If women were unwise managers of money,—a statement frequently made, but which we may safely deny,—it would be owing to the custom which has, through long ages, put the purse in the hands of "their master;" a custom so old, that to "husband" one's resources is a phrase which expresses man's pecuniary responsibility, and is always equivalent to locking one's money up. "It will be time enough," says Mrs. Kirkland, "to expect from woman a just economy when she is permitted to distribute a portion of the family resources. Witness those proud subscription-lists where one reads, 'Mr. B., twenty dollars;' and, just below, 'Mrs. B., ten dollars,'—which ten dollars Mrs. B. never saw, and would ask for in vain to distribute for her own pleasure."

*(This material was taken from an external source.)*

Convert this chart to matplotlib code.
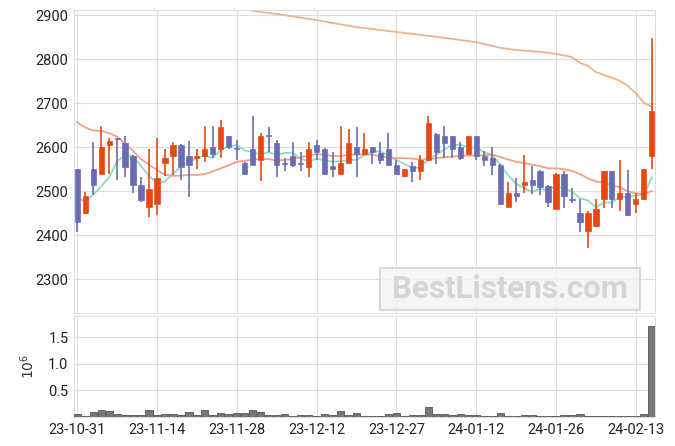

And this custom has such educational force, that very liberal men refuse the smallest pecuniary independence to their wives to their very dying day. "The Turk does not lock up his wife with more care than the Christian his strong box. To that lock there is ever but one key, and that the master carries in his pocket. The case is not altered when the wife is about to close her weary eyes in death. She may have earned or inherited or saved the greater part of their common property, but without his consent she cannot bequeath a dollar." This passage reminds us of a criticism on the marriage service attributed to Sir John Bowring. This eccentric man considers it wicked from beginning to end. "Look at it," he says: "'with this ring I thee wed,'—that's sorcery; 'with my body I thee worship,'—that's idolatry; 'and with all my worldly goods I thee endow,'—that's a lie!"